Sedangkan hadits di bawah ini mengajarkan
kepada kita untuk selalu berbagi, apalagi kita sendiri telah memperoleh taqwa
dan kembali fitrah, sehat dan selalu bersyukur, yakni: Abu Hurairah ra,
berkata, Nabi bersabda: “Sesungguhnya yang dicapai oleh orang mukmin
dari amal dan perbuatan sesudah matinya ialah: ilmu pengetahuan yang di
dapatnya dan disebarkan dan budi baik yang dia tinggalkan, atau buku yang ia
berikan untuk diwarisi, atau tempat sembahyang yang ia bangun, atau sebuah
terusan yang ia gali, atau derma ia lakukan dari kekayaannya selama ia sehat
dan sakit”. (Hadits Riwayat Ahmad)
Jika saat ini kita masih hidup di muka bumi
ini berarti saat ini kita menjalani sisa usia yang telah ditetapkan oleh Allah
SWT. Berapa lama sisa usia kita saat ini? Kita tidak pernah tahu dan tidak akan
pernah tahu karena Allah SWT sajalah yang tahu. Lalu apakah disisa usia yang
tidak kita ketahui ini kita hanya sibuk belajar, belajar dan belajar tanpa
pernah merasakan hasil dari pelajaran yang kita terima yang dilanjutkan dengan
mengajarkan ilmu pengetahuan yang kita miliki kepada sesama? Lalu kapan lagi
kita mau berbuat kebaikan dengan ilmu dan pengetahuan yang kita miliki jika
tidak sekarang?

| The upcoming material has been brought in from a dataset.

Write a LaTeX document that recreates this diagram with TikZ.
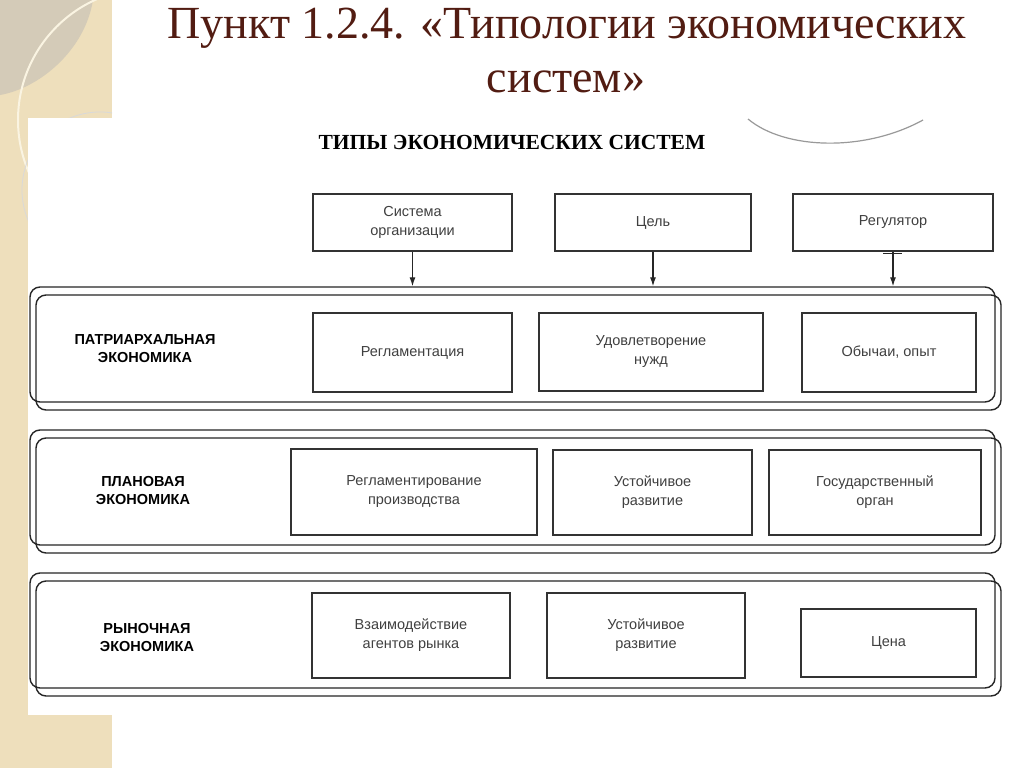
\documentclass[tikz,border=0pt]{standalone}
\usepackage{fontspec}
\setmainfont{Liberation Serif}
\setsansfont{Liberation Sans}
\usetikzlibrary{arrows.meta}
\definecolor{titlebrown}{RGB}{82,28,18}
\definecolor{stripbeige}{RGB}{238,223,188}
\definecolor{lensgrey}{RGB}{212,203,184}
\definecolor{circlecream}{RGB}{250,244,226}
\tikzset{
    cell/.style={draw=black!80, line width=1.2pt, fill=white, inner sep=0pt,
        font=\sffamily\fontsize{14.5}{19}\selectfont, text=black!75, align=center},
    band/.style={draw=black!85, line width=1.4pt, rounded corners=10pt, inner sep=0pt,
        minimum width=965pt, minimum height=115pt},
    rowlabel/.style={font=\sffamily\bfseries\fontsize{14.5}{18}\selectfont, align=center},
    arr/.style={-{Latex[length=9pt,width=6pt]}, line width=1.2pt, black!85}
}
\begin{document}
\begin{tikzpicture}[x=1pt,y=-1pt]
    \useasboundingbox (0,0) rectangle (1024,768);
    \fill[white] (0,0) rectangle (1024,768);
    \fill[stripbeige] (0,0) rectangle (112,768);
    \begin{scope}
        \clip (0,0) rectangle (112,768);
        \fill[lensgrey] (0,0) -- (93,0) .. controls (85,50) and (40,88) .. (0,95) -- cycle;
        \draw[circlecream, line width=2pt] (150,120) circle (132);
        \draw[black!15, line width=0.8pt] (100,190) circle (78);
    \end{scope}
    \fill[white] (28,118) rectangle (1024,715);

    \node[anchor=base, font=\fontsize{46}{50}\selectfont, text=titlebrown] (title) at (567,38)
        {Пункт 1.2.4. «Типологии экономических};
    \node[anchor=base, font=\fontsize{46}{50}\selectfont, text=titlebrown] (title2) at (566,92)
        {систем»};

    \node[font=\bfseries\fontsize{21.5}{24}\selectfont] (head) at (512,142)
        {ТИПЫ ЭКОНОМИЧЕСКИХ СИСТЕМ};
    \draw[black!40, line width=1.2pt] (748,119) .. controls (785,150) and (865,152) .. (923,120);

    \node[cell, minimum width=199pt, minimum height=57pt] (sys) at (412.5,222.5) {Система\\организации};
    \node[cell, minimum width=196pt, minimum height=57pt] (goal) at (653,222.5) {Цель};
    \node[cell, minimum width=200pt, minimum height=57pt] (reg) at (893,222.5) {Регулятор};

    \foreach \nm/\yy in {patr/287, plan/430, rynok/573} {
        \node[band] (\nm) at (512.5,\yy+57.5) {};
        \node[band] (\nm2) at (518.5,\yy+65.5) {};
    }

    \foreach \src in {sys, goal, reg} {
        \draw[arr] (\src.south) -- (\src.south |- patr.north);
    }
    \draw[line width=1.2pt, black!85] ([xshift=-10pt,yshift=-2pt]reg.south) -- ([xshift=9pt,yshift=-2pt]reg.south);

    \node[rowlabel] (patrlab) at (145,349) {ПАТРИАРХАЛЬНАЯ\\ЭКОНОМИКА};
    \node[rowlabel] (planlab) at (143,491) {ПЛАНОВАЯ\\ЭКОНОМИКА};
    \node[rowlabel] (rynoklab) at (147,637) {РЫНОЧНАЯ\\ЭКОНОМИКА};

    \node[cell, minimum width=199pt, minimum height=79pt] (patrsys) at (412.5,352.5) {Регламентация};
    \node[cell, minimum width=224pt, minimum height=78pt] (patrgoal) at (651,352) {Удовлетворение\\нужд};
    \node[cell, minimum width=174pt, minimum height=79pt] (patrreg) at (889,352.5) {Обычаи, опыт};

    \node[cell, minimum width=246pt, minimum height=86pt] (plansys) at (414,492) {Регламентирование\\производства};
    \node[cell, minimum width=199pt, minimum height=85pt] (plangoal) at (652.5,492.5) {Устойчивое\\развитие};
    \node[cell, minimum width=212pt, minimum height=85pt] (planreg) at (875,492.5) {Государственный\\орган};

    \node[cell, minimum width=198pt, minimum height=85pt] (rynoksys) at (411,635.5) {Взаимодействие\\агентов рынка};
    \node[cell, minimum width=198pt, minimum height=85pt] (rynokgoal) at (646,635.5) {Устойчивое\\развитие};
    \node[cell, minimum width=175pt, minimum height=68pt] (rynokreg) at (888.5,643) {Цена};
\end{tikzpicture}
\end{document}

Jangan sampai terlambat karena kita memiliki keterbatasan usia
dan juga keterbatasan kemampuan untuk berbagi serta keterbatasan kesempatan
yang hanya datang satu kali.
Untuk itu perhatikan dengan seksama hadits
yang kami kemukakan berikut ini: “Ibnu Abbas ra, berkata; Nabi bersabda:
“Orang yang mengerti (agama) lebih sukar dipengaruhi syaitan daripada seribu
orang yang shalat”. (Hadits Riwayat Aththirmidzi, Ibnu Majah). Dimana
syaitan mengalami kesukaran di dalam mempengaruhi orang yang mengerti atau
paham dengan Diinul Islam dibanding dengan seribu orang yang shalat. Jika
seperti ini kondisinya berarti orang yang berilmu sangat diperhitungkan oleh
syaitan sang laknatullah. Agar diri kita mampu menjadi orang yang
diperhitungkan oleh syaitan maka kita tidak bisa hanya belajar tanpa mengajar
atau tidak cukup hanya membaca saja tanpa pernah merenungi apa yang telah kita
pelajari. Ayo segera belajar lalu jangan lupa mengajar karena inilah salah satu
bukti jika kita telah mampu merasakan nikmatnya puasa di bulan Ramadhan.
3. Tetaplah
Rendah Hati (Tawadhu). Walaupun kita
telah banyak belajar, telah banyak berbuat, telah banyak sedekah, telah banyak
kearifan kita tebarkan, telah banyak kenikmatan bertuhankan kepada Allah SWT
telah kita rasakan, kita tetap harus rendah hati. Hanya dengan rendah hatilah
kita akan terus dan terus merasakan betapa indahnya hidup ini. Hal
yang harus kita ketahui adalah kelima hal yang kami kemukakan di atas ini
bukanlah sesuatu yang berdiri sendiri sendiri, melainkan satu kesatuan yang
saling lengkap melengkapi sehingga kita mampu mempertahankan tujuan dari ibadah
puasa, yaitu menjadi orang yang bertaqwa.